670SLI is fast, to the point where you are like "My fps are good, I can turn the settings up all the way" higher texture/aa use more VRAM, so although you have the speed for the highest settings, those same high settings max out 2gb VRAM and the card has to add and remove textures when 2gb is reached which causes stutters. The 4gb cards are better for SLI but in single card performance the extra VRAM doesn't make a difference as a single card can't max new games anyway.

You can force FXAA and lower ultra to high and that will shave off some VRAM usage and as long as you don't hit the 2gb limit with your settings your FPS will always be very high for a long time and you'd only be lowering settings to save VRAM not because your setup isn't fast enough which means you'll be killing games with low aa high settings on for a really long time.

Edit: If you're killing a game with 90 FPS on 'high' settings you can go up to 'very high' or 'ultra' although your 2gb GPU's may have to work harder which lowers FPS, you'll have a little leeway as long as you don't dip below 60fps or else you'll have to turn something down.
 
Solution
As has been said, you'll still effectively have 2Gb of VRAM and both cards must have the same amount. If they do not have the same amount, they have a program called Coolbits which will allow you to neuter the card with more VRAM so they are the same. Coolbits is just a registry edit program to make Windows think the card has less VRAM than it has. Last I checked, even though it was very old, it still works.

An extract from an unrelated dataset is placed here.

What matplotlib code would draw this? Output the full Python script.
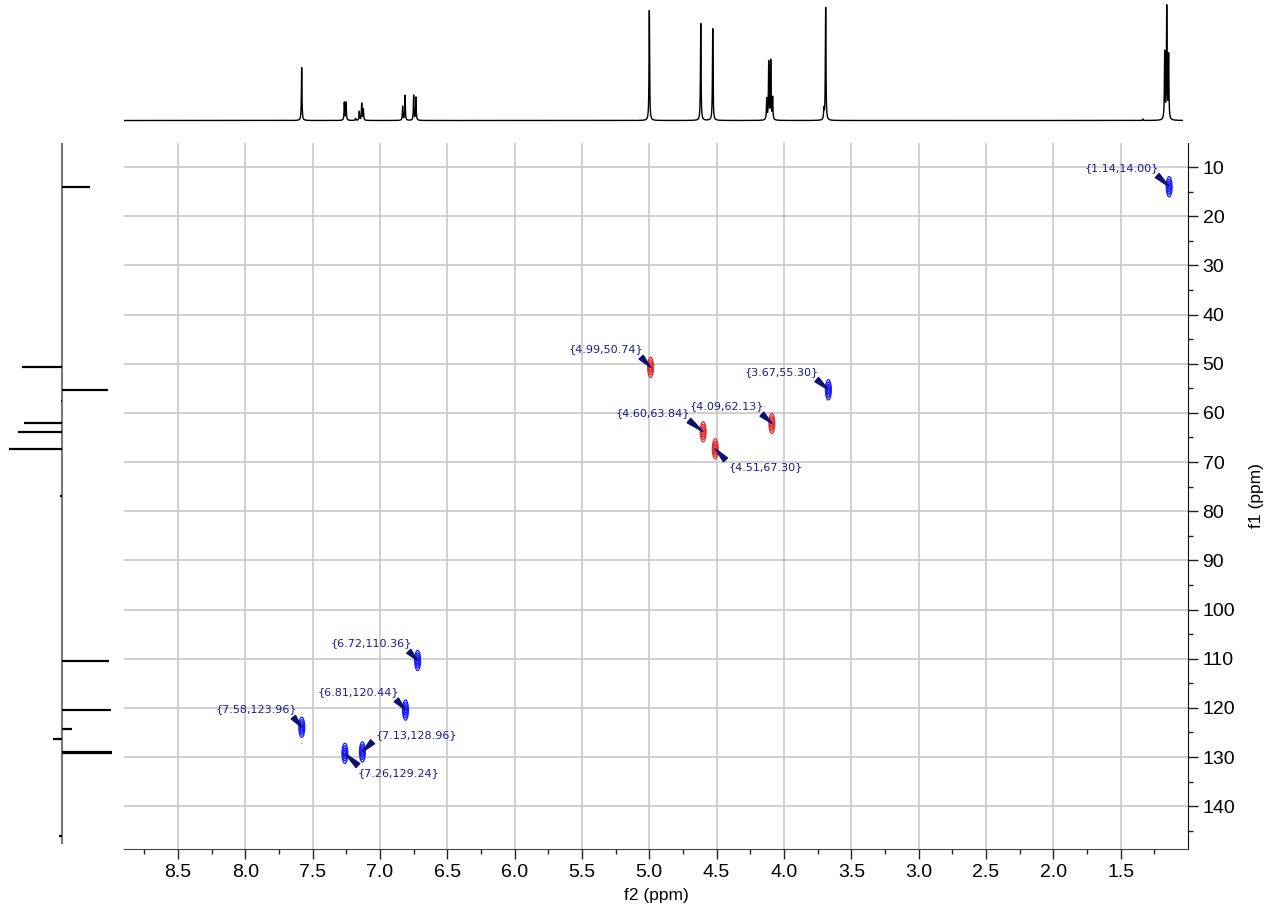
import numpy as np
import matplotlib
matplotlib.use('Agg')
import matplotlib.pyplot as plt

# ----------------------------------
# DATA
# ----------------------------------

# 1H projection (top): peak shifts (ppm) and heights
h1_shift = [7.580, 7.263, 7.250, 7.180, 7.152, 7.134, 7.122, 6.830, 6.812,
            6.748, 6.731, 4.997, 4.615, 4.526, 4.125, 4.110, 4.095, 4.081,
            3.700, 3.687, 1.330, 1.168, 1.153, 1.139]
h1_height = [53, 18, 18, 2, 9, 17, 11, 14, 25,
             25, 23, 110, 97, 92, 21, 58, 59, 22,
             10, 113, 1.5, 67, 112, 64]

# 13C projection (left): shifts (ppm) and signed intensities
c13_shift = [14.00, 50.74, 55.30, 57.5, 62.13, 63.84, 67.30, 77.0,
             110.36, 120.44, 124.3, 126.4, 128.96, 129.24, 146.0]
c13_int = [28, -40, 46, -1, -38, -44, -53, -2.5,
           47, 49, 10, -9, 50, 50, -3]

# HSQC cross peaks: f2 (1H), f1 (13C), phase (+1 blue / -1 red)
xpk_f2 = [1.14, 4.99, 3.67, 4.60, 4.09, 4.51, 6.72, 6.81, 7.58, 7.13, 7.26, 7.58]
xpk_f1 = [14.00, 50.74, 55.30, 63.84, 62.13, 67.30, 110.36, 120.44, 123.96,
          128.96, 129.24, 127.10]
xpk_amp = [1, -1, 1, -1, -1, -1, 1, 1, 1, 1, 1, -0.13]
n_labeled = 11

x_ticks = [8.5, 8.0, 7.5, 7.0, 6.5, 6.0, 5.5, 5.0, 4.5, 4.0, 3.5, 3.0, 2.5, 2.0, 1.5]
y_ticks = [10, 20, 30, 40, 50, 60, 70, 80, 90, 100, 110, 120, 130, 140]

# label placement (pixels from peak), anchor and arrow start on text box
lab_dx = [-10, -7, -10, -13, -8, 13, -6, -6, -5, 13, 13]
lab_dy = [19, 18, 18, 19, 17, -18, 17, 18, 18, 17, -20]
lab_ha = ['right'] * 5 + ['left'] + ['right'] * 3 + ['left', 'left']
lab_rel = [(0.92, 0.1)] * 5 + [(0.0, 0.9)] + [(0.92, 0.1)] * 3 + [(0.0, 0.1), (0.05, 0.9)]

XLIM = (8.90, 1.00)
YLIM = (148.7, 5.1)
W, H = 1275, 906


def frac(x0, y0, x1, y1):
    # pixel box -> figure fraction
    return [x0 / W, 1 - y1 / H, (x1 - x0) / W, (y1 - y0) / H]


fig = plt.figure(figsize=(W / 100, H / 100), dpi=100)
fig.patch.set_facecolor('white')

tick_font = 'Liberation Sans'

# ----------------------------------
# MAIN 2D PANEL
# ----------------------------------
ax = fig.add_axes(frac(124, 143, 1188, 849))
ax.set_xlim(*XLIM)
ax.set_ylim(*YLIM)

xg = np.linspace(XLIM[0], XLIM[1], 2400)
yg = np.linspace(YLIM[1], YLIM[0], 900)
X, Y = np.meshgrid(xg, yg)
Z = np.zeros_like(X)
sx, sy = 0.0105, 1.0
for f2, f1, a in zip(xpk_f2, xpk_f1, xpk_amp):
    k = 0.4 if abs(a) < 0.5 else 1.0
    Z += a * np.exp(-((X - f2) ** 2 / (2 * (k * sx) ** 2) + (Y - f1) ** 2 / (2 * (k * sy) ** 2)))

lev = [0.12, 0.3, 0.55, 0.8]
ax.contour(X, Y, Z, levels=lev, colors='#1a1aff', linewidths=0.9)
ax.contour(X, Y, Z, levels=[-v for v in lev[::-1]], colors='#e03030',
           linewidths=0.9, linestyles='solid')

for i in range(n_labeled):
    f2, f1 = xpk_f2[i], xpk_f1[i]
    ax.annotate('{%.2f,%.2f}' % (f2, f1), xy=(f2, f1),
                xytext=(lab_dx[i], lab_dy[i]), textcoords='offset pixels',
                ha=lab_ha[i], va='center', fontsize=8, color='#1c1c8c',
                family='DejaVu Sans',
                arrowprops=dict(arrowstyle='wedge,tail_width=0.5', color='#10106e',
                                mutation_scale=8, shrinkA=0, shrinkB=0,
                                relpos=lab_rel[i]))

ax.set_xticks(x_ticks)
ax.set_xticks(np.arange(8.75, 1.0, -0.25), minor=True)
ax.set_yticks(y_ticks)
ax.set_yticks(np.arange(15, 146, 10), minor=True)
ax.set_xticklabels(['%.1f' % t for t in x_ticks], fontsize=14, family=tick_font)
ax.set_yticklabels([str(t) for t in y_ticks], fontsize=14, family=tick_font)
ax.yaxis.tick_right()
ax.yaxis.set_label_position('right')
ax.tick_params(which='major', length=7, width=1, pad=3.5, color='#222')
ax.tick_params(which='minor', length=3.5, width=1, color='#222')
ax.grid(True, which='major', color='#c8c8c8', linewidth=1.2)
for s in ['top', 'left']:
    ax.spines[s].set_visible(False)
ax.spines['bottom'].set_color('#444')
ax.spines['right'].set_color('#111')
ax.set_xlabel('f2 (ppm)', fontsize=12.5, family=tick_font, labelpad=5)
ax.set_ylabel('f1 (ppm)', fontsize=12.5, family=tick_font, labelpad=10)

# ----------------------------------
# TOP 1H PROJECTION
# ----------------------------------
ax_t = fig.add_axes(frac(124, 3, 1183, 123))
xs = np.linspace(8.90, 1.032, 24000)
ys = np.zeros_like(xs)
hw = 0.0025
for s, h in zip(h1_shift, h1_height):
    ys += h * hw ** 2 / ((xs - s) ** 2 + hw ** 2)
ax_t.plot(xs, ys, color='black', linewidth=1.0)
ax_t.set_xlim(8.90, 1.032)
ax_t.set_ylim(-2.5, 117.5)
ax_t.axis('off')

# ----------------------------------
# LEFT 13C PROJECTION
# ----------------------------------
ax_l = fig.add_axes(frac(0, 143, 122, 849))
ax_l.set_xlim(-62, 60)
ax_l.set_ylim(*YLIM)
ax_l.axvline(0, ymin=0.0085, ymax=1.0, color='#777777', linewidth=1.5)
ax_l.hlines(c13_shift, 0, c13_int, colors='black', linewidth=1.6)
ax_l.axis('off')

plt.savefig('out.png', dpi=100)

As far as needing more than 2Gb, it will be extremely rare to need more than 2Gb of VRAM, unless you are playing at 4k or use excessive AA (like SSAA or MSAAx8/x16. Pretty much no game needs more than 2Gb at 1080p, but there are a couple exceptions and the list may grow in time. The new Wolfenstein and Titanfall have texture options will will need more than 2GB to use. Turn the textures down, and it'll work perfectly find. This may become more common in the future, but if you have a 2Gb card now, it is not worth upgrading it over that.